The Sound of Buddha
Sahari, an alloy of tin and copper is often used to
make singing bowls often found in the Buddhist altar of Japanese homes. Very ancient examples of ware made from Sahari can be seen
in the Shosoin, a storehouse of ancient artifacts, although it gained
popularity in the Azuchi-Momoyama period (1567-1605) for manufacture of items
used in tea ceremony.
Unusually, Kashiwagi Imono also uses a variant of
Sahari to hand cast the Goten Furin (Goten wind bell). Containing more than 20%
pure tin, this wind bell has a resonant, long lasting sound that can even help
to relax a tired mind.
The wind catcher is of the Hakone wood mosaic and its weight and length help give further depth to the sound.
The Goten Furin is suitable for use inside or outside the home, however, care
should be taken to avoid dropping it, as any fractures in the metal will deplete
the sound.
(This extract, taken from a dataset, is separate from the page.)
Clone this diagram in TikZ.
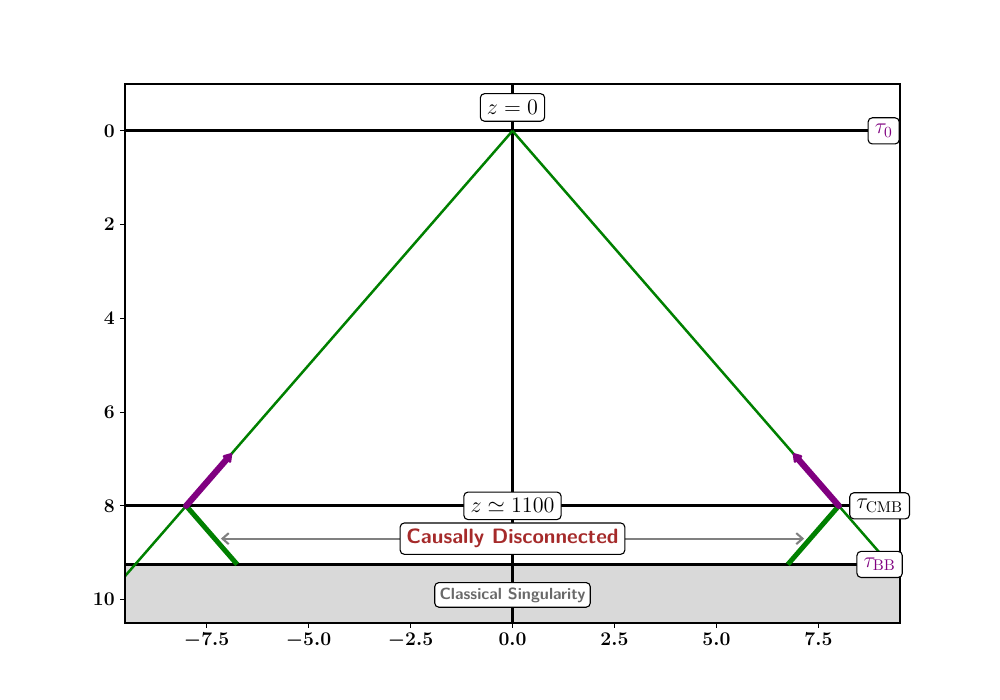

Occasional cleaning with a dry cloth is recommended to retain the
luster of the metal.
Create an ambient atmosphere in your own home with the
sound of Goten Furin.
Japan's Best Wind Bell
For his movie "Red Beard", famous Japanese movie director Akira Kurosawa was on a quest to find the most beautiful-sounding Furin in Japan. He got enchanted by the Odawara casting wind chimes from Kashiwagi, which did not only make it to the movie, but are also used at the Japan National Diet and the Imperial Garden.